# What you will do
Copy the lines from the start of the records below through the line containing "var svgHeight = 424;", both included, and leave out the pictures.

#####

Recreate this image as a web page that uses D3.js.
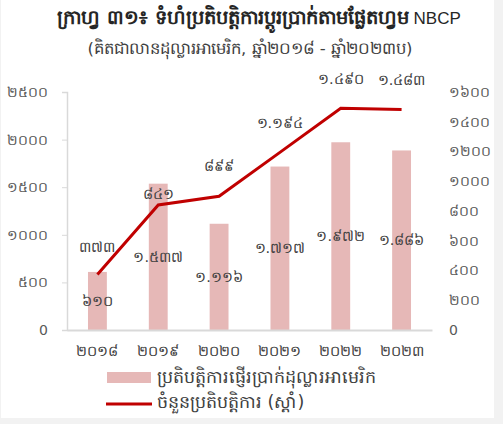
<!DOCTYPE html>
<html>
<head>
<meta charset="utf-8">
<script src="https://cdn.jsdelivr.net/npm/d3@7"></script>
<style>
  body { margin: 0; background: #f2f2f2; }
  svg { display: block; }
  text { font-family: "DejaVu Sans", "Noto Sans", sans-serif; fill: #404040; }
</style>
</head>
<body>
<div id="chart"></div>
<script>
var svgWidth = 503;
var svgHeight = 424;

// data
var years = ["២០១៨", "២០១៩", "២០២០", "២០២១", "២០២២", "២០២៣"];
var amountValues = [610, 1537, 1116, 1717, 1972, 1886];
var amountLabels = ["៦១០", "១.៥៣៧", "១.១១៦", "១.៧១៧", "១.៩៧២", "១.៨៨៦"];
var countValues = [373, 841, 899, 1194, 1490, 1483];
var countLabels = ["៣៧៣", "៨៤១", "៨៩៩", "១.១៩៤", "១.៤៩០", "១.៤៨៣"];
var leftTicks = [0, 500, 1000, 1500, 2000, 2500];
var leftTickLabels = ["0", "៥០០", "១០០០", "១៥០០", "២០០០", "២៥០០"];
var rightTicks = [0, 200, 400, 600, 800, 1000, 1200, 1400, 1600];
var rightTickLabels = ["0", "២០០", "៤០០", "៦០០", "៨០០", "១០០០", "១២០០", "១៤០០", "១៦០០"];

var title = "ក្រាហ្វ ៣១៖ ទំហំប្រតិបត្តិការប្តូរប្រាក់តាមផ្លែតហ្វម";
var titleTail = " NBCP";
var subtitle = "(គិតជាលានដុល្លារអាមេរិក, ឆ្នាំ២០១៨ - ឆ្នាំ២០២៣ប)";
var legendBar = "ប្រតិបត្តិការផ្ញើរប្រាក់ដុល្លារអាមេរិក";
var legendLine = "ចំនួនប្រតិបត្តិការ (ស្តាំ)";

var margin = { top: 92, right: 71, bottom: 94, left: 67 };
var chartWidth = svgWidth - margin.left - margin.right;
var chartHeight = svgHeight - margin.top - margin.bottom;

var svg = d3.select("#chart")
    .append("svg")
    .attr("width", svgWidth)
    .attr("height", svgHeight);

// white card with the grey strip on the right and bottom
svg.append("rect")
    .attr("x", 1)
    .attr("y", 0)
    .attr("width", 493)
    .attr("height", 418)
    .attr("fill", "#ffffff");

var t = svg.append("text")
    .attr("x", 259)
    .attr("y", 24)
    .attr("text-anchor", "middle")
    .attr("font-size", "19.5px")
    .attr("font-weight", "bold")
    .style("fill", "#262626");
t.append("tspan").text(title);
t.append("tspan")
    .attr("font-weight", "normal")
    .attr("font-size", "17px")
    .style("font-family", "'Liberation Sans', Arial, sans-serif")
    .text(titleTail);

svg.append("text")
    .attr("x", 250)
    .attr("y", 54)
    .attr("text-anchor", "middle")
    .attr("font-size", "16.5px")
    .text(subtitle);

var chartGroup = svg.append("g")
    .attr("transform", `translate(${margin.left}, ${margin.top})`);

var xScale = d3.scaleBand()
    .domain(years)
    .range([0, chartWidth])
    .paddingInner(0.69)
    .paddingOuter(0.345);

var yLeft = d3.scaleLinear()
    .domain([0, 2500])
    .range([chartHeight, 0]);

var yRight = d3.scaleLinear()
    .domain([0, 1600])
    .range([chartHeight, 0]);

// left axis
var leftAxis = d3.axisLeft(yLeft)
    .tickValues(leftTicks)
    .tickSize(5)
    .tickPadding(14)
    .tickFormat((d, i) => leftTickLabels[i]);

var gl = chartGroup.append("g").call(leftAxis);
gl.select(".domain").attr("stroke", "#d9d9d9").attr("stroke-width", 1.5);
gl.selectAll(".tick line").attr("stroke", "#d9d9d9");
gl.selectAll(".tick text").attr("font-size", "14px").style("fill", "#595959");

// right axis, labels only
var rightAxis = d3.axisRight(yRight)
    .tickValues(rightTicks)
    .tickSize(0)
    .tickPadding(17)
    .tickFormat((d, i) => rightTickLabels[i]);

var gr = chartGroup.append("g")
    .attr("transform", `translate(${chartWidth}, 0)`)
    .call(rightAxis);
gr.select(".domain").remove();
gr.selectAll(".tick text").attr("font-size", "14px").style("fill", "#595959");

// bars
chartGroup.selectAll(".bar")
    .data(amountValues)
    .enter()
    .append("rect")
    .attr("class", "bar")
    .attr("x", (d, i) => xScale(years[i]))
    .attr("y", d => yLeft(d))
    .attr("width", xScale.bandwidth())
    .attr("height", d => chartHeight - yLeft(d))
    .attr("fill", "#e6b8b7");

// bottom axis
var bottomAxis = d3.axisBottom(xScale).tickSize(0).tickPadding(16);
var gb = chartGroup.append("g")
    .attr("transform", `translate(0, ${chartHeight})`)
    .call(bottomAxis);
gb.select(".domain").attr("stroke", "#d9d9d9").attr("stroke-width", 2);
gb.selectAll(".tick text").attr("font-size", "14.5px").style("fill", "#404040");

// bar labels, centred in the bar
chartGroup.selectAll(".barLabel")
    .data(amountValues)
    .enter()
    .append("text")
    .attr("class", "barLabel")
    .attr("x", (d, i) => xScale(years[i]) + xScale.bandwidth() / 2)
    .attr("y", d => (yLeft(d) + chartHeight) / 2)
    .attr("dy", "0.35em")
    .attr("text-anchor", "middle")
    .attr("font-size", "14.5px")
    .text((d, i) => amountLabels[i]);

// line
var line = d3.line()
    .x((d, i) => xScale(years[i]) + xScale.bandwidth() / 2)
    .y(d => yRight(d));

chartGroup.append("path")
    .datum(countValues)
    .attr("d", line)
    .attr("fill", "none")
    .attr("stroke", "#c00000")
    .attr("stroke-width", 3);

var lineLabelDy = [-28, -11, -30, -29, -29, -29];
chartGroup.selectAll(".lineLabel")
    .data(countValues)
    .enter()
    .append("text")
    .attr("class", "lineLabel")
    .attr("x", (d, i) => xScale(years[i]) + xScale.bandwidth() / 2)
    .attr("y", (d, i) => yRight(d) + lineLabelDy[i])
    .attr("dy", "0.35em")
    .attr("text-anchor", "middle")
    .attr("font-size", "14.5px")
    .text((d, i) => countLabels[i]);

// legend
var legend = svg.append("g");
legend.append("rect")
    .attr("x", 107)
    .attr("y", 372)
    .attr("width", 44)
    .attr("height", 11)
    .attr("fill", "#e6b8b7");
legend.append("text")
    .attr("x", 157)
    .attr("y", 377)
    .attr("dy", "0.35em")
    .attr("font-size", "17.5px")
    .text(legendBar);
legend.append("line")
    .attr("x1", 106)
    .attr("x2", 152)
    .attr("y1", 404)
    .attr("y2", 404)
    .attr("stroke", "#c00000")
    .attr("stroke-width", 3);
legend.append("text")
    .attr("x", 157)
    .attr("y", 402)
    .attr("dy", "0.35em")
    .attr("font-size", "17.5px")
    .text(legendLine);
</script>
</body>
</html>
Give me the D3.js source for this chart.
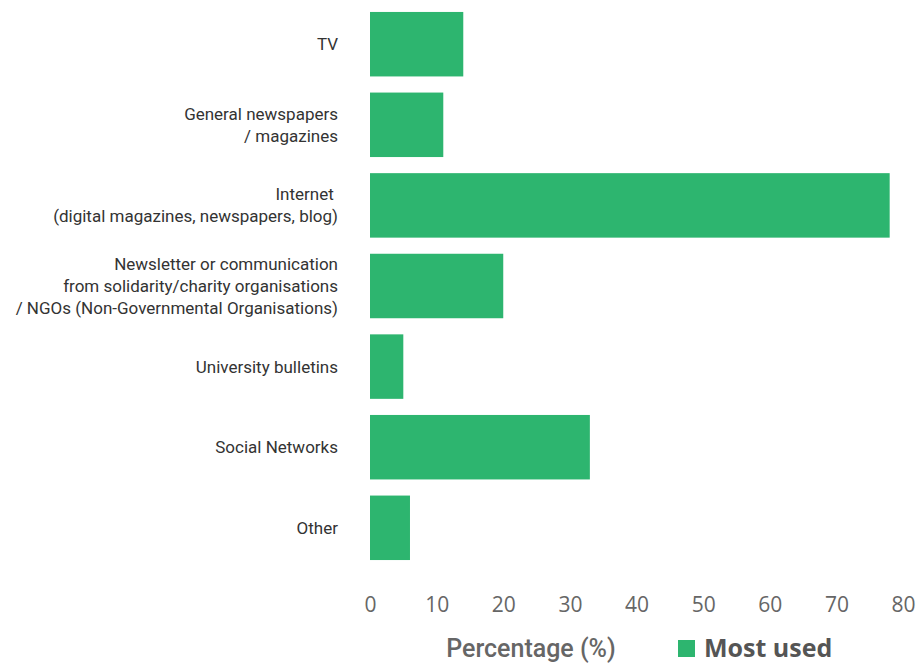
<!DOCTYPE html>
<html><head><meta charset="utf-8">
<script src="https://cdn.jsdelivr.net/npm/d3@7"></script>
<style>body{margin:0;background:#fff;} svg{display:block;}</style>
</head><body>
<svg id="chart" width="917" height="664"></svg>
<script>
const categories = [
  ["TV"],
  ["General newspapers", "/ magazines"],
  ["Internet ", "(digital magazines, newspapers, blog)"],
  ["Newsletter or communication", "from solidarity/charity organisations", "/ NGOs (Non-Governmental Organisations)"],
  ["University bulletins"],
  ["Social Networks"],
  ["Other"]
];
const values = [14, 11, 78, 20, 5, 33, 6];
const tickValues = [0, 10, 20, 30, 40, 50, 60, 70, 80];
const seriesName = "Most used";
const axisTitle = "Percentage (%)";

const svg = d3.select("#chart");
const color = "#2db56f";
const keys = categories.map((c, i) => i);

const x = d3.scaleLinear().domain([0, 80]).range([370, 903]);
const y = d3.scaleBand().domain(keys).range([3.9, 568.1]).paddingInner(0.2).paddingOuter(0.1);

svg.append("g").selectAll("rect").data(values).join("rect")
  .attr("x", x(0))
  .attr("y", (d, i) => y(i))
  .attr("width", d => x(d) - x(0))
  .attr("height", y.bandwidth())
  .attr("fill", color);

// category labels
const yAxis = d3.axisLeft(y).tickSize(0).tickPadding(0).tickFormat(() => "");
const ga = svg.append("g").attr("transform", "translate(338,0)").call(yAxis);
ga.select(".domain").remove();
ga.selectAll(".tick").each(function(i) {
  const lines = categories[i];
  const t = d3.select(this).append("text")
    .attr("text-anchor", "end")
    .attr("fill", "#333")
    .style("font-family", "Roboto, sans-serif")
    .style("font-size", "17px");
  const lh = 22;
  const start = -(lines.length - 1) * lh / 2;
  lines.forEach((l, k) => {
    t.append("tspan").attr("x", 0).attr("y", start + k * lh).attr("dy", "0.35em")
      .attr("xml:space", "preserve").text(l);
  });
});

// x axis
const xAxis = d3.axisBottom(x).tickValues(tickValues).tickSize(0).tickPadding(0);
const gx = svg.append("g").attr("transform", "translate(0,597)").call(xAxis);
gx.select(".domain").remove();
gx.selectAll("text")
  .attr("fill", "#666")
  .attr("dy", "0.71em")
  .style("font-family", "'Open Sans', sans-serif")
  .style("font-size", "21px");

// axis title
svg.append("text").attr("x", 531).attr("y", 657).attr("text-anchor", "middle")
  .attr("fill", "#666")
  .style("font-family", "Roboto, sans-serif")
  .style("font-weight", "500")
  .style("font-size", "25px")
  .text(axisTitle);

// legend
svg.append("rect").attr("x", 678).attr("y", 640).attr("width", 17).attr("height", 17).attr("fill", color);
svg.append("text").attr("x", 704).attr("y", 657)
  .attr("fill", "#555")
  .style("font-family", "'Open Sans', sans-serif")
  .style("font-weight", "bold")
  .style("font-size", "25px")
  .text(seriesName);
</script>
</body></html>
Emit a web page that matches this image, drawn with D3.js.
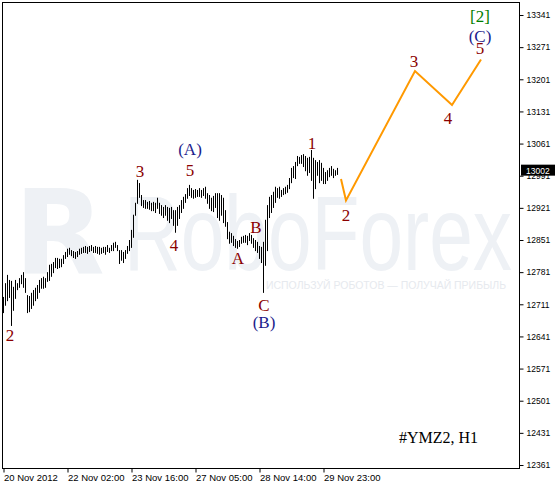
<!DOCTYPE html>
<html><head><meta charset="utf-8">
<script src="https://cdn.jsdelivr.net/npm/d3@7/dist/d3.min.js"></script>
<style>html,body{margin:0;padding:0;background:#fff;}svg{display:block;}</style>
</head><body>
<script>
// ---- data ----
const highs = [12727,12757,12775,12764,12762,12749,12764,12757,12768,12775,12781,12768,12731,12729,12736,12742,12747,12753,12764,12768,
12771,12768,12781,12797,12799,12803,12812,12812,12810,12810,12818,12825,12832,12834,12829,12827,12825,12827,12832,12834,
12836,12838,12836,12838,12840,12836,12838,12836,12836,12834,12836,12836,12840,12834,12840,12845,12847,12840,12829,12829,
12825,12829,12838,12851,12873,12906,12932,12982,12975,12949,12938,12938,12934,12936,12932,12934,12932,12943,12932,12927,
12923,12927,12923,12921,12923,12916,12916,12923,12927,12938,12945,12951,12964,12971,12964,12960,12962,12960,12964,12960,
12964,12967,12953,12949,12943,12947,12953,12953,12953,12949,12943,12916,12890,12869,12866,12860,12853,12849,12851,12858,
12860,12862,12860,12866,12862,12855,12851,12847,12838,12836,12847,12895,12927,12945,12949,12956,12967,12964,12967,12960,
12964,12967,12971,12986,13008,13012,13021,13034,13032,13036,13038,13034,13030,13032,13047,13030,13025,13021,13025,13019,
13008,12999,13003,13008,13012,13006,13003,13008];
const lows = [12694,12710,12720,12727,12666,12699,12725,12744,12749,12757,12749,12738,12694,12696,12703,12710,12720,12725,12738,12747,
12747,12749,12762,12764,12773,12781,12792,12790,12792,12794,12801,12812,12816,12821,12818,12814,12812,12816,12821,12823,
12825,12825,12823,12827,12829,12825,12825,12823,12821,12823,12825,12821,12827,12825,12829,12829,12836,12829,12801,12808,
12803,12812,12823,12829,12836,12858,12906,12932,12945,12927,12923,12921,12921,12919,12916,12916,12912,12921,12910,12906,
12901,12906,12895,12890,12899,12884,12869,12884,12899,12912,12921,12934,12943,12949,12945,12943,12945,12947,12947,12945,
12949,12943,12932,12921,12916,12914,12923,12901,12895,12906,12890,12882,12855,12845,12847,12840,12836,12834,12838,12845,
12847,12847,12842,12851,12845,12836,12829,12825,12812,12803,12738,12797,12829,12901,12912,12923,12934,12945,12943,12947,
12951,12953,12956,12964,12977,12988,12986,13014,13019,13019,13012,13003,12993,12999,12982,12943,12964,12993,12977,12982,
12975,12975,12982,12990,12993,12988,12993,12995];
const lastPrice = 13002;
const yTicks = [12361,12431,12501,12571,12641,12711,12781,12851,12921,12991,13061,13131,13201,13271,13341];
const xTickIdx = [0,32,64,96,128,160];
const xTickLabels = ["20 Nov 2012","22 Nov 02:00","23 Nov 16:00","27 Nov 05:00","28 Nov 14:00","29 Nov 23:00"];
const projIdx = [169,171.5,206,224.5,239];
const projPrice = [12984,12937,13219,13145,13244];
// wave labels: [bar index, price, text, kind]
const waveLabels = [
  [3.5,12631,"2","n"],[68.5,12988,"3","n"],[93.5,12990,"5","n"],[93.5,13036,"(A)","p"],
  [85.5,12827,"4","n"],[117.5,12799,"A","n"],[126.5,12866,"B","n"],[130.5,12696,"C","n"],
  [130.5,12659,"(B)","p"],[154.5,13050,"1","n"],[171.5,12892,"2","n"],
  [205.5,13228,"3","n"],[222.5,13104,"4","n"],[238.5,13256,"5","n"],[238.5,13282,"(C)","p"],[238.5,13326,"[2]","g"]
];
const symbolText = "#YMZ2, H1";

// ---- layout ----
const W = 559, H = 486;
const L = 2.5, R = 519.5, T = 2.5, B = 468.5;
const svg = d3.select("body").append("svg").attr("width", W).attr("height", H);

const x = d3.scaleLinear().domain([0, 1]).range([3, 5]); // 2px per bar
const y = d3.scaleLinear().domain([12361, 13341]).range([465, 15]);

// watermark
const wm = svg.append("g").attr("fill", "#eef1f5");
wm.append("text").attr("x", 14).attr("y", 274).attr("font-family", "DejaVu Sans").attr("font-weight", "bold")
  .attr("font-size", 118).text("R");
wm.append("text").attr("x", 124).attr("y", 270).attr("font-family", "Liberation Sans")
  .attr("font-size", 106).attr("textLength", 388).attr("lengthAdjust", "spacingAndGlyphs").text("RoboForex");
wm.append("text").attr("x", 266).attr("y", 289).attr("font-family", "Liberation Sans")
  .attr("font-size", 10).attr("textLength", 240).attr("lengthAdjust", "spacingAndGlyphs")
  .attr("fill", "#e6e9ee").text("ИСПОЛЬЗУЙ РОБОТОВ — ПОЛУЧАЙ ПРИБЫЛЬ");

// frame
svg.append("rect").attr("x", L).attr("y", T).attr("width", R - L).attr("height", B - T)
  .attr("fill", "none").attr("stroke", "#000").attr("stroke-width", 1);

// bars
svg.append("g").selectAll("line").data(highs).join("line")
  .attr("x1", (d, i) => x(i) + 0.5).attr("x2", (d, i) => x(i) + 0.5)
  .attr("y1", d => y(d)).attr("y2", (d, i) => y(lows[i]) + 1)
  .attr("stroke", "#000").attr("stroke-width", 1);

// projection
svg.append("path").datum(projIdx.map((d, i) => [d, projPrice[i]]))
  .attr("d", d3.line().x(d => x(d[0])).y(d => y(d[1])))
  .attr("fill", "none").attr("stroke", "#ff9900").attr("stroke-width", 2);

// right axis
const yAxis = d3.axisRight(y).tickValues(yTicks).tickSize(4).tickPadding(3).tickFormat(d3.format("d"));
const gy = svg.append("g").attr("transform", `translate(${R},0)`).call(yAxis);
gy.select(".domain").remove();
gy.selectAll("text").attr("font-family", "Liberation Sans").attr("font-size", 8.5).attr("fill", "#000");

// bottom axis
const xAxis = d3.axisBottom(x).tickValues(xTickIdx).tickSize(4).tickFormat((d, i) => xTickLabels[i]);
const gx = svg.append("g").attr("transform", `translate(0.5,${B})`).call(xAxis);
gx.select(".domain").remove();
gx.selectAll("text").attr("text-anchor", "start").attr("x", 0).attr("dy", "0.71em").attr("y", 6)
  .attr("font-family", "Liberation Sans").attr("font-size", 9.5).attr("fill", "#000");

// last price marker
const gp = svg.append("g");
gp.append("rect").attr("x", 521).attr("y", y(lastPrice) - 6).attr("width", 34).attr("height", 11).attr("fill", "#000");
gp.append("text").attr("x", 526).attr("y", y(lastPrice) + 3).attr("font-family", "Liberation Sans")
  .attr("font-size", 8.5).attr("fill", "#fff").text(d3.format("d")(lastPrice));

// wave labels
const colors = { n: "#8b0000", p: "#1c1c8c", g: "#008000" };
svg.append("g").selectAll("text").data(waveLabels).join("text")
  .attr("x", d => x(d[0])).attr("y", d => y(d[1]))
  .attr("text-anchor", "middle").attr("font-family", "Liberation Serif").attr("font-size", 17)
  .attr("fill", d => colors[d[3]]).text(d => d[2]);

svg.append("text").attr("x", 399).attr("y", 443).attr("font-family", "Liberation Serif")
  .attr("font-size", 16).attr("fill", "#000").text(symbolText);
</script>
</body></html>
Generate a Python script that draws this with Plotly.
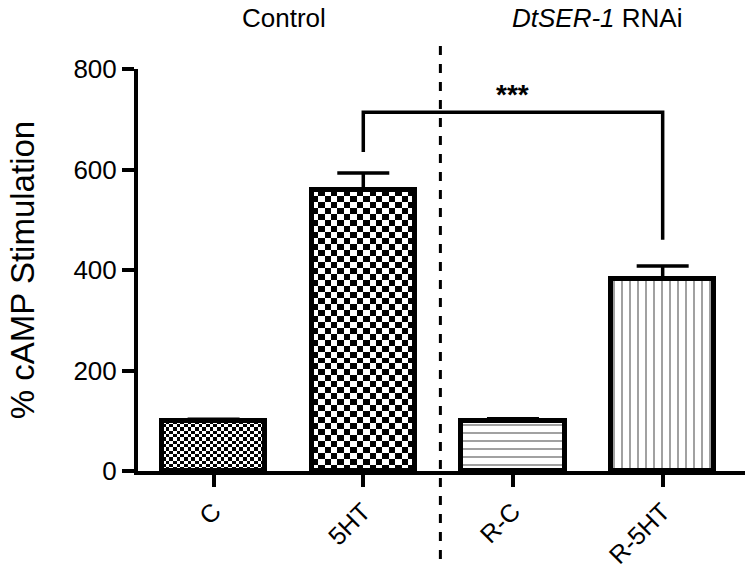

#####

# Result
Recreate this image as a web page that uses D3.js.
<!DOCTYPE html>
<html>
<head>
<meta charset="utf-8">
<script src="https://cdn.jsdelivr.net/npm/d3@7"></script>
<style>
  body { margin: 0; background: #f2f2f2; }
  svg { display: block; }
  text { font-family: "DejaVu Sans", "Noto Sans", sans-serif; fill: #404040; }
</style>
</head>
<body>
<div id="chart"></div>
<script>
var svgWidth = 503;
var svgHeight = 424;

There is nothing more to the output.